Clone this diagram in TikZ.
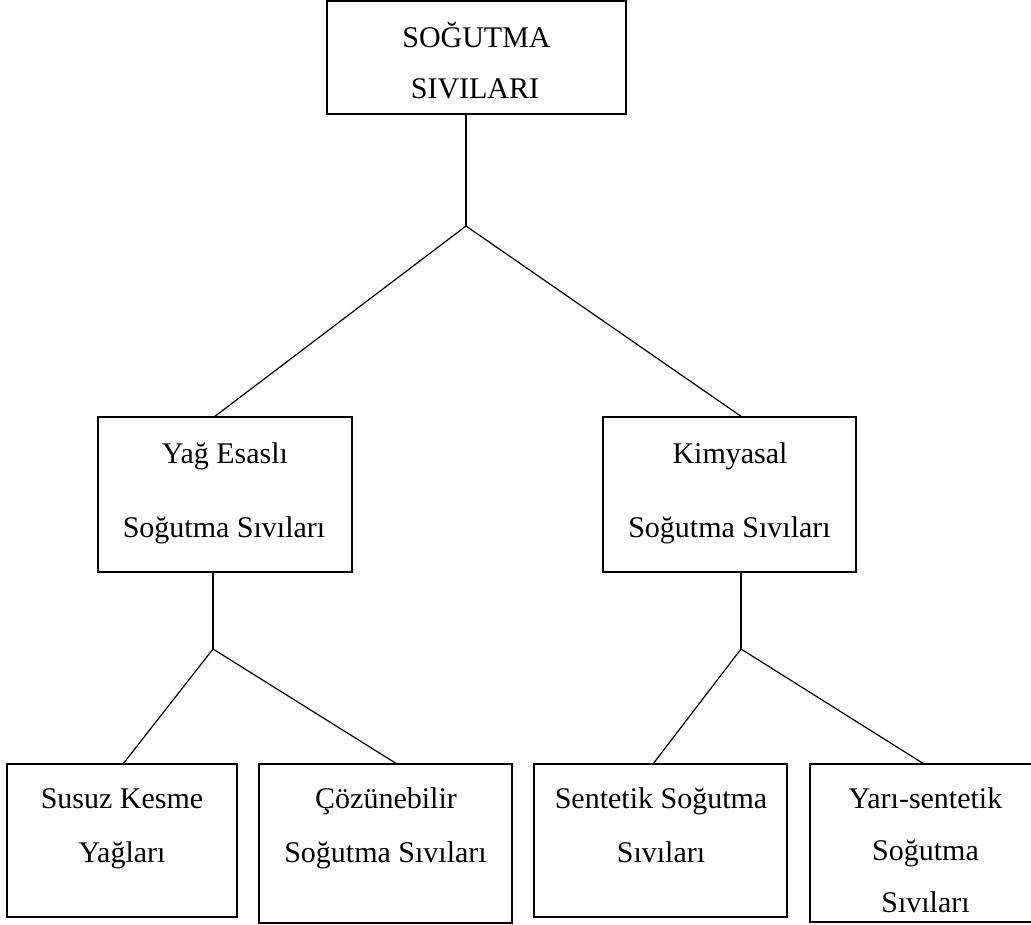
\documentclass[tikz,border=0pt]{standalone}
\usepackage{fontspec}
\setmainfont{Liberation Serif}
\begin{document}
\begin{tikzpicture}[x=1pt,y=1pt,
  box/.style={draw,line width=1.4pt,inner sep=0pt,rectangle},
  lbl/.style={anchor=base,inner sep=0pt,font=\fontsize{30}{36}\selectfont},
  conn/.style={line width=1.2pt}]
\useasboundingbox (0,0) rectangle (1031,-925);
\fill[white] (0,0) rectangle (1031,-925);
\clip (0,0) rectangle (1031,-925);
% boxes
\node[box,minimum width=299pt,minimum height=113pt] (top) at (476.5,-57.5) {};
\node[box,minimum width=254pt,minimum height=155pt] (mL) at (225,-494.5) {};
\node[box,minimum width=253pt,minimum height=155pt] (mR) at (729.5,-494.5) {};
\node[box,minimum width=230pt,minimum height=153pt] (b1) at (122,-840.5) {};
\node[box,minimum width=253pt,minimum height=159pt] (b2) at (385.5,-843.5) {};
\node[box,minimum width=253pt,minimum height=153pt] (b3) at (660.5,-840.5) {};
\node[box,minimum width=231pt,minimum height=158pt] (b4) at (925.5,-843) {};
% labels
\node[lbl] (t1) at (476.5,-48) {SOĞUTMA};
\node[lbl] (t2) at (475,-99) {SIVILARI};
\node[lbl] (mL1) at (225,-463) {Yağ Esaslı};
\node[lbl] (mL2) at (224,-537) {Soğutma Sıvıları};
\node[lbl] (mR1) at (730,-463) {Kimyasal};
\node[lbl] (mR2) at (729.5,-537) {Soğutma Sıvıları};
\node[lbl] (b11) at (122,-808) {Susuz Kesme};
\node[lbl] (b12) at (122,-862) {Yağları};
\node[lbl] (b21) at (386,-808) {Çözünebilir};
\node[lbl] (b22) at (385.5,-862) {Soğutma Sıvıları};
\node[lbl] (b31) at (661,-808) {Sentetik Soğutma};
\node[lbl] (b32) at (661,-862) {Sıvıları};
\node[lbl] (b41) at (925.5,-808) {Yarı-sentetik};
\node[lbl] (b42) at (925.5,-860) {Soğutma};
\node[lbl] (b43) at (925.5,-912) {Sıvıları};
% junctions and ends
\coordinate (j0) at (466,-226);
\coordinate (a1) at (214,-417);
\coordinate (a2) at (742,-417);
\coordinate (j1) at (213,-649);
\coordinate (c1) at (123,-764);
\coordinate (c2) at (397,-764);
\coordinate (j2) at (741,-649);
\coordinate (c3) at (653,-764);
\coordinate (c4) at (924,-764);
% connectors
\draw[conn] (top.south -| j0) -- (j0);
\draw[conn] (j0) -- (a1);
\draw[conn] (j0) -- (a2);
\draw[conn] (mL.south -| j1) -- (j1);
\draw[conn] (j1) -- (c1);
\draw[conn] (j1) -- (c2);
\draw[conn] (mR.south -| j2) -- (j2);
\draw[conn] (j2) -- (c3);
\draw[conn] (j2) -- (c4);
\end{tikzpicture}
\end{document}
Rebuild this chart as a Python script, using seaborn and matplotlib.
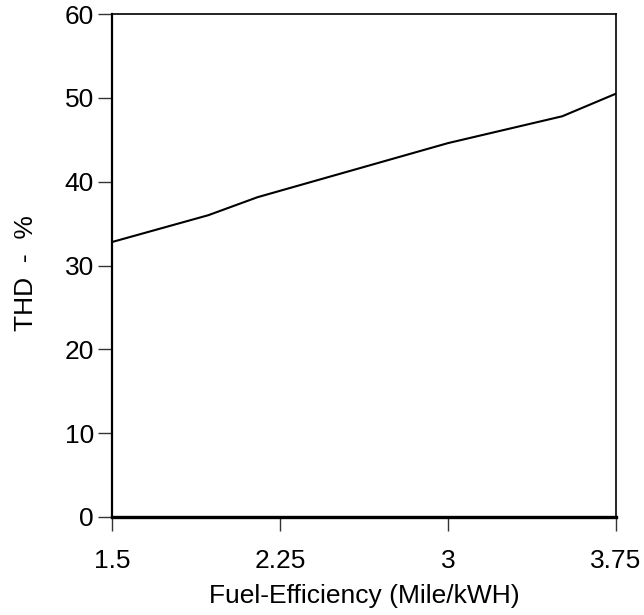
import matplotlib
matplotlib.use("Agg")
import matplotlib.pyplot as plt
import seaborn as sns
import pandas as pd

efficiency = [1.5, 1.93, 2.15, 3.0, 3.51, 3.75]
thd = [32.8, 36.0, 38.15, 44.6, 47.8, 50.5]
x_ticks = [1.5, 2.25, 3.0, 3.75]
x_tick_labels = ["1.5", "2.25", "3", "3.75"]
y_ticks = [0, 10, 20, 30, 40, 50, 60]

sns.set_theme(style="white")
plt.rcParams['font.family'] = ['Liberation Sans', 'DejaVu Sans']

df = pd.DataFrame({"x": efficiency, "y": thd})
fig = plt.figure(figsize=(6.44, 6.15), dpi=100)
ax = fig.add_axes([112/644, 1 - 517/615, 504/644, 503/615])
sns.lineplot(data=df, x="x", y="y", ax=ax, color="black", linewidth=1.5)
ax.set_xlim(1.5, 3.75)
ax.set_ylim(0, 60)
ax.set_xticks(x_ticks)
ax.set_xticklabels(x_tick_labels)
ax.set_yticks(y_ticks)
ax.tick_params(axis="both", which="major", direction="out", length=10, width=1,
               color="#333333", labelsize=19, labelcolor="black", pad=3, left=True, bottom=True)
ax.tick_params(axis="x", pad=13)
for side, lw in [("left", 1.6), ("bottom", 2.4), ("right", 1.2), ("top", 1.2)]:
    ax.spines[side].set_visible(True)
    ax.spines[side].set_color("black")
    ax.spines[side].set_linewidth(lw)
ax.set_xlabel("Fuel-Efficiency (Mile/kWH)", fontsize=19, labelpad=8, color="black")
ax.set_ylabel("THD  -  %", fontsize=19, labelpad=19, color="black")
ax.yaxis.label.set_y(0.485)
fig.savefig("out.png", dpi=100)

GIVEN EXERCISE: Repeat all the records above exactly, leaving out any pictures.

FINISHED EXERCISE:
Clone this diagram in TikZ.
\documentclass[tikz,border=0pt]{standalone}
\usepackage{fontspec}
\setmainfont{Liberation Serif}
\begin{document}
\begin{tikzpicture}[x=1pt,y=1pt,
  box/.style={draw,line width=1.4pt,inner sep=0pt,rectangle},
  lbl/.style={anchor=base,inner sep=0pt,font=\fontsize{30}{36}\selectfont},
  conn/.style={line width=1.2pt}]
\useasboundingbox (0,0) rectangle (1031,-925);
\fill[white] (0,0) rectangle (1031,-925);
\clip (0,0) rectangle (1031,-925);
% boxes
\node[box,minimum width=299pt,minimum height=113pt] (top) at (476.5,-57.5) {};
\node[box,minimum width=254pt,minimum height=155pt] (mL) at (225,-494.5) {};
\node[box,minimum width=253pt,minimum height=155pt] (mR) at (729.5,-494.5) {};
\node[box,minimum width=230pt,minimum height=153pt] (b1) at (122,-840.5) {};
\node[box,minimum width=253pt,minimum height=159pt] (b2) at (385.5,-843.5) {};
\node[box,minimum width=253pt,minimum height=153pt] (b3) at (660.5,-840.5) {};
\node[box,minimum width=231pt,minimum height=158pt] (b4) at (925.5,-843) {};
% labels
\node[lbl] (t1) at (476.5,-48) {SOĞUTMA};
\node[lbl] (t2) at (475,-99) {SIVILARI};
\node[lbl] (mL1) at (225,-463) {Yağ Esaslı};
\node[lbl] (mL2) at (224,-537) {Soğutma Sıvıları};
\node[lbl] (mR1) at (730,-463) {Kimyasal};
\node[lbl] (mR2) at (729.5,-537) {Soğutma Sıvıları};
\node[lbl] (b11) at (122,-808) {Susuz Kesme};
\node[lbl] (b12) at (122,-862) {Yağları};
\node[lbl] (b21) at (386,-808) {Çözünebilir};
\node[lbl] (b22) at (385.5,-862) {Soğutma Sıvıları};
\node[lbl] (b31) at (661,-808) {Sentetik Soğutma};
\node[lbl] (b32) at (661,-862) {Sıvıları};
\node[lbl] (b41) at (925.5,-808) {Yarı-sentetik};
\node[lbl] (b42) at (925.5,-860) {Soğutma};
\node[lbl] (b43) at (925.5,-912) {Sıvıları};
% junctions and ends
\coordinate (j0) at (466,-226);
\coordinate (a1) at (214,-417);
\coordinate (a2) at (742,-417);
\coordinate (j1) at (213,-649);
\coordinate (c1) at (123,-764);
\coordinate (c2) at (397,-764);
\coordinate (j2) at (741,-649);
\coordinate (c3) at (653,-764);
\coordinate (c4) at (924,-764);
% connectors
\draw[conn] (top.south -| j0) -- (j0);
\draw[conn] (j0) -- (a1);
\draw[conn] (j0) -- (a2);
\draw[conn] (mL.south -| j1) -- (j1);
\draw[conn] (j1) -- (c1);
\draw[conn] (j1) -- (c2);
\draw[conn] (mR.south -| j2) -- (j2);
\draw[conn] (j2) -- (c3);
\draw[conn] (j2) -- (c4);
\end{tikzpicture}
\end{document}
Rebuild this chart as a Python script, using seaborn and matplotlib.
import matplotlib
matplotlib.use("Agg")
import matplotlib.pyplot as plt
import seaborn as sns
import pandas as pd

efficiency = [1.5, 1.93, 2.15, 3.0, 3.51, 3.75]
thd = [32.8, 36.0, 38.15, 44.6, 47.8, 50.5]
x_ticks = [1.5, 2.25, 3.0, 3.75]
x_tick_labels = ["1.5", "2.25", "3", "3.75"]
y_ticks = [0, 10, 20, 30, 40, 50, 60]

sns.set_theme(style="white")
plt.rcParams['font.family'] = ['Liberation Sans', 'DejaVu Sans']

df = pd.DataFrame({"x": efficiency, "y": thd})
fig = plt.figure(figsize=(6.44, 6.15), dpi=100)
ax = fig.add_axes([112/644, 1 - 517/615, 504/644, 503/615])
sns.lineplot(data=df, x="x", y="y", ax=ax, color="black", linewidth=1.5)
ax.set_xlim(1.5, 3.75)
ax.set_ylim(0, 60)
ax.set_xticks(x_ticks)
ax.set_xticklabels(x_tick_labels)
ax.set_yticks(y_ticks)
ax.tick_params(axis="both", which="major", direction="out", length=10, width=1,
               color="#333333", labelsize=19, labelcolor="black", pad=3, left=True, bottom=True)
ax.tick_params(axis="x", pad=13)
for side, lw in [("left", 1.6), ("bottom", 2.4), ("right", 1.2), ("top", 1.2)]:
    ax.spines[side].set_visible(True)
    ax.spines[side].set_color("black")
    ax.spines[side].set_linewidth(lw)
ax.set_xlabel("Fuel-Efficiency (Mile/kWH)", fontsize=19, labelpad=8, color="black")
ax.set_ylabel("THD  -  %", fontsize=19, labelpad=19, color="black")
ax.yaxis.label.set_y(0.485)
fig.savefig("out.png", dpi=100)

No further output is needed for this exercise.